La gloria del Señor amanece sobre Jerusalén. De los cuatro costados de
la tierra avanzan las naciones hacia su luz. "Alza los ojos en torno y
mira: todos se reúnen y vienen a ti. Tus hijos vienen de lejos y a tus
hijas las traen en brazos. Tú, al verlo, te pondrás radiante, se
asombrará y se ensanchará tu corazón, porque vendrán a ti los tesoros
del mar y las riquezas de las naciones. Te inundará una multitud de
camellos, de dromedarios de Madián y Efá. Vienen de Saba, trayendo oro e
incienso, y pregonando las alabanzas del Señor. ¿Quiénes son estos que
como nube vuelan, como palomas a sus palomares?" (Is 60,4-8).
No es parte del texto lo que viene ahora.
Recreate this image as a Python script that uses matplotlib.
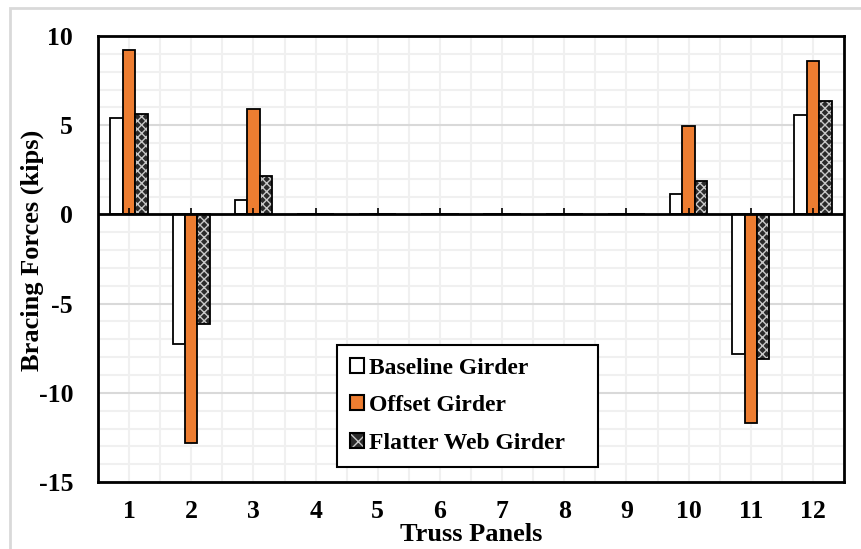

Todos vienen del desierto del mundo, del país de Canaán. Hijos de padre
amorreo y madre hitita, al venir al mundo, nadie les cuidó. Quedaron
expuestos en pleno campo, repugnantes, agitándose en su sangre. Pero el
Señor pasó junto a la pequeña huérfana, la lavó, cuidó e hizo crecer
hasta el tiempo de los amores. Entonces extendió sobre ella, con Booz
sobre Rut, el borde de su manto, cubrió su desnudez, se comprometió con
ella en alianza y la hizo suya (Ez 16).
Vienen todos del desierto de la prueba, del mundo donde anduvieron
errantes por su infidelidad. El amado, con su amor celoso, dejó a la
amada desnuda como el día de su nacimiento, convertida en un desierto,
reducida a tierra árida (Os 2,5). Allí, despojada de todo, el amado le
habló al corazón y la sedujo. En el desierto, amado y amada viven su
primer amor y celebran los esponsales. El la alimentó con el maná, le
dio agua de la roca, la envolvió en la nube de su gloria, como anticipo
de la leche y miel de la tierra prometida. Ahora ella sube del desierto
cual columna de humo.
La hija de Sión regresa a su tierra, abrazando a Dios, que vuelve con
ella del exilio. Del desierto se levanta la nube de humo, semejante a
la columna de polvo que levanta una caravana de peregrinos, que suben a
la ciudad santa cantando los "himnos de las subidas" (Sal 120-134). Es
una procesión nupcial. La nube emana perfumes de mirra, de incienso y
aromas preciosos. Desde los muros de Jerusalén, los centinelas ven la
columna de humo y exclaman: ¿Qué es eso que sube del desierto?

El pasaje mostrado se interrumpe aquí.